══ DATA SEGMENT ══

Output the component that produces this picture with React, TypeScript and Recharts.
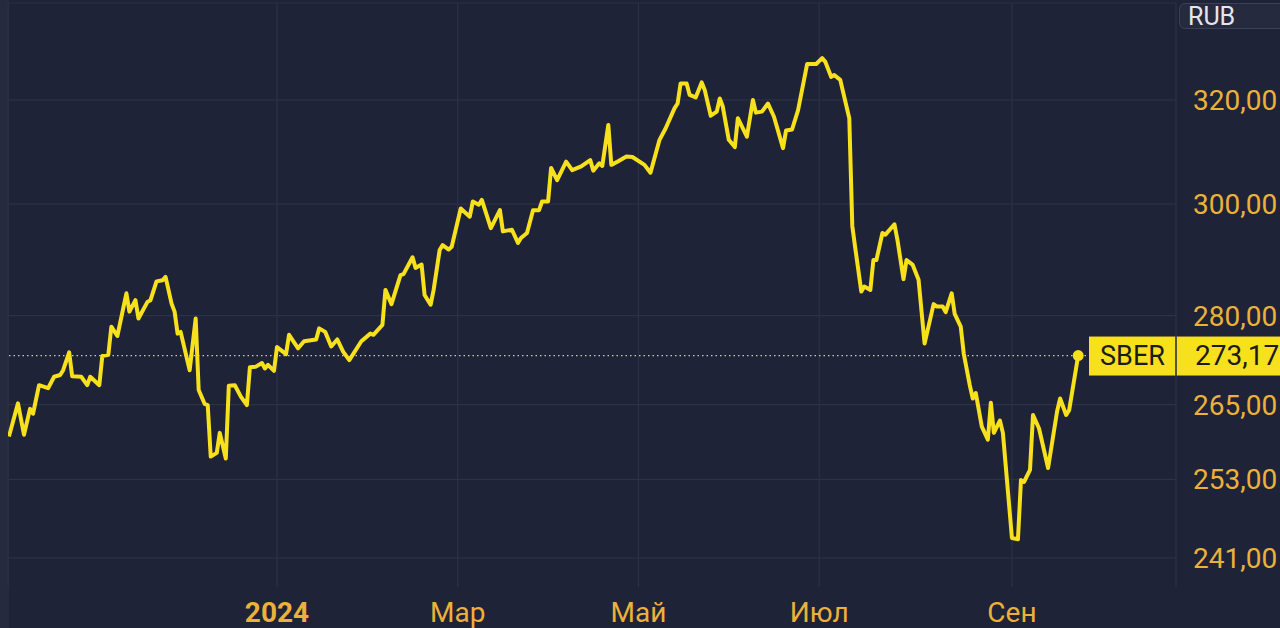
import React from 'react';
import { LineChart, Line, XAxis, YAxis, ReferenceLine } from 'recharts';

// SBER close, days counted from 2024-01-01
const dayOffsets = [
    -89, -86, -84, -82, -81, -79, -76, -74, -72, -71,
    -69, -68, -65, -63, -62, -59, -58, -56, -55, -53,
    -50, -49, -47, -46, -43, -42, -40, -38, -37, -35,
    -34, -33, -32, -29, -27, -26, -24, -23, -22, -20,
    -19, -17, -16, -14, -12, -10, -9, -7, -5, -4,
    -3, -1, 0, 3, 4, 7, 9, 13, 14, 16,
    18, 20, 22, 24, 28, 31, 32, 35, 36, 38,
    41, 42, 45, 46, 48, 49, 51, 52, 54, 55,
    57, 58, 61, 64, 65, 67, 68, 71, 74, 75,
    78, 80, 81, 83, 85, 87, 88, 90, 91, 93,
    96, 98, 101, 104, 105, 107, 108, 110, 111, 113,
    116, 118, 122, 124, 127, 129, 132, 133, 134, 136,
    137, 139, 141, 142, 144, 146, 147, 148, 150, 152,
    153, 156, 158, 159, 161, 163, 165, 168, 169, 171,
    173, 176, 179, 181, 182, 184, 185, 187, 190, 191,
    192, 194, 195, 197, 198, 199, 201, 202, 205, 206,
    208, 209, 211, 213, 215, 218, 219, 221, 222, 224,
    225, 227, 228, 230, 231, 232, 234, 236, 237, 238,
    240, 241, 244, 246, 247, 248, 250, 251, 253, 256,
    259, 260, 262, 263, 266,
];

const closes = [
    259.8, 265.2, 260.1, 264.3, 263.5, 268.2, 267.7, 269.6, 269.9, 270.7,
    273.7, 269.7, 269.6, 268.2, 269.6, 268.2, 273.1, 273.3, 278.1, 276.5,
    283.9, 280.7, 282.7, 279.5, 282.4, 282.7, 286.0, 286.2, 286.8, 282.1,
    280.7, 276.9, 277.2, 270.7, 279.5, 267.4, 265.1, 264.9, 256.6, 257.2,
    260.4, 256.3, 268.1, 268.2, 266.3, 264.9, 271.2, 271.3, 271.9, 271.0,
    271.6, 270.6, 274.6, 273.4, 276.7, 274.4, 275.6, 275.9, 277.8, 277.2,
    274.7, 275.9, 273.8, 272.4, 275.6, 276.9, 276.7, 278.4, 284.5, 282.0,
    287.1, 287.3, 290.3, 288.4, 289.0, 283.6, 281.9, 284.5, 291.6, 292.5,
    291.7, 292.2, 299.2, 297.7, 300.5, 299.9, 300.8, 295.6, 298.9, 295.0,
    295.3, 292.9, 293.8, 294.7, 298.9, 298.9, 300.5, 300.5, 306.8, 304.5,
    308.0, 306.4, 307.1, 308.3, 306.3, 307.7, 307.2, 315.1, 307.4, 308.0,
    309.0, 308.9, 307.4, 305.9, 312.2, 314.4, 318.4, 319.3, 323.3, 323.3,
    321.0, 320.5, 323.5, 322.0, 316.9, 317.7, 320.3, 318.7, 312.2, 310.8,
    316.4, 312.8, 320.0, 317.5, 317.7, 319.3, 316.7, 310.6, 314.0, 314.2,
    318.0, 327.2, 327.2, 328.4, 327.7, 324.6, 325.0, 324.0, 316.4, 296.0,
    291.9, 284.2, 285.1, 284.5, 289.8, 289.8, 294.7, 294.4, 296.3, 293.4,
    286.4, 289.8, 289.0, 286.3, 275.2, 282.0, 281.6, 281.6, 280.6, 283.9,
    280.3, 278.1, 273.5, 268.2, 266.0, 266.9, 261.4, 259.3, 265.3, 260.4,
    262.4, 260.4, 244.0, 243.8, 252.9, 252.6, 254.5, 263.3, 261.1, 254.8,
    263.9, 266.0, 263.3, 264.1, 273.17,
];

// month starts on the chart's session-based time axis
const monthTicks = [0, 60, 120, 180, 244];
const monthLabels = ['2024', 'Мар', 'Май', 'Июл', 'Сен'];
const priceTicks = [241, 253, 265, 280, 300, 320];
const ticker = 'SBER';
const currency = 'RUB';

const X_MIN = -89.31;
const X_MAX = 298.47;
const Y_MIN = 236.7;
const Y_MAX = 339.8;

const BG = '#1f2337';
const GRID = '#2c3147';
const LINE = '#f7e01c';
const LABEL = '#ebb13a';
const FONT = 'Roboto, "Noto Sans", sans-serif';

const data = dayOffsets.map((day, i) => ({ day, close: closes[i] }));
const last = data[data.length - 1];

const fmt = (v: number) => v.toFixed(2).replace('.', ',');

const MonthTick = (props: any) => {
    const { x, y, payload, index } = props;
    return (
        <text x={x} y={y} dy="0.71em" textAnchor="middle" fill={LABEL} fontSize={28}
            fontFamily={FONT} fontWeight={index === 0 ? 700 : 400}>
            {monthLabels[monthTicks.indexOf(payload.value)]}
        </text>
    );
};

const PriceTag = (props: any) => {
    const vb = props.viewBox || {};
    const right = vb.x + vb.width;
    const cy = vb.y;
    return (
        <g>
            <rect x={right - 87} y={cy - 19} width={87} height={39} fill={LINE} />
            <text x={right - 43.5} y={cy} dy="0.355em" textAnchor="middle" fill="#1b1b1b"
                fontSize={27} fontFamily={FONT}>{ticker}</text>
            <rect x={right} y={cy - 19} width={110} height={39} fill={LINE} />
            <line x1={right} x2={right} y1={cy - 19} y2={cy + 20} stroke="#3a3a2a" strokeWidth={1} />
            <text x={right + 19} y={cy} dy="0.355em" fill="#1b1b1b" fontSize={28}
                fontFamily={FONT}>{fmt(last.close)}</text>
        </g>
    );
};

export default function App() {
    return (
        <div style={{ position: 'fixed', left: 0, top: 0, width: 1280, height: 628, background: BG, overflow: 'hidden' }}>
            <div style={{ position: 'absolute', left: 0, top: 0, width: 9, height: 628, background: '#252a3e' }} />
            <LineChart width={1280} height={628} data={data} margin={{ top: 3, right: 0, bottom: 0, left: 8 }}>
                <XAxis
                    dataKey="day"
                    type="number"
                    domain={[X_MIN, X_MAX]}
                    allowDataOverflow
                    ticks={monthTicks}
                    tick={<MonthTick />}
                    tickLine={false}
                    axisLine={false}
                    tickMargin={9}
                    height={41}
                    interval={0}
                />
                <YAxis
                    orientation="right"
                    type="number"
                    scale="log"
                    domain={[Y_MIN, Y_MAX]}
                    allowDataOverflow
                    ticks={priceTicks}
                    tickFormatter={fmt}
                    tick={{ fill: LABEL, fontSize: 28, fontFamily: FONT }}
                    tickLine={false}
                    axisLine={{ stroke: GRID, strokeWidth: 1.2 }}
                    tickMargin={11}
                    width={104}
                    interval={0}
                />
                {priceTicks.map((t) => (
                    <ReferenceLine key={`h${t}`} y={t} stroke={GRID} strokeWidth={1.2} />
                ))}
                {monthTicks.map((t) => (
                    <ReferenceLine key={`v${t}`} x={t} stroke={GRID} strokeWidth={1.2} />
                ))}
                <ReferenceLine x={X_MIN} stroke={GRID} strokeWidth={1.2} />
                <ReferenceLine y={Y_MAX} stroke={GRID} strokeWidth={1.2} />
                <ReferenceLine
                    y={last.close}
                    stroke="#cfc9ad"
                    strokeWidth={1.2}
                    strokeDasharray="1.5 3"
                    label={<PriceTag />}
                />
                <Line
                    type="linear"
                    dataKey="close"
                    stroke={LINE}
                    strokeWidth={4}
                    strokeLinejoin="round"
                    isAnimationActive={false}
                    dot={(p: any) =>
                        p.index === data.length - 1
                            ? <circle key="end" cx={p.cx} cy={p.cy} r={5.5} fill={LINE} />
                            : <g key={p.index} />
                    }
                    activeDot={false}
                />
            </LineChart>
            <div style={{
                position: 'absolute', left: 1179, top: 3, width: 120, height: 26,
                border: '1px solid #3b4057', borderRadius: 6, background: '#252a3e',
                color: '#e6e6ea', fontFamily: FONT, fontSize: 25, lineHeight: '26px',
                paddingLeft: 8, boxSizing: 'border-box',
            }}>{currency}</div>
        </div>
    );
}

═══

▸ **INSTRUCTIONS TO FOLLOW**
Exactly restate the lines from the beginning of the data through the line with "XAxis, YAxis, ReferenceLine", and no others, keeping pictures out.

▸ **THE RESPONSE**
Output the component that produces this picture with React, TypeScript and Recharts.
import React from 'react';
import { LineChart, Line, XAxis, YAxis, ReferenceLine } from 'recharts';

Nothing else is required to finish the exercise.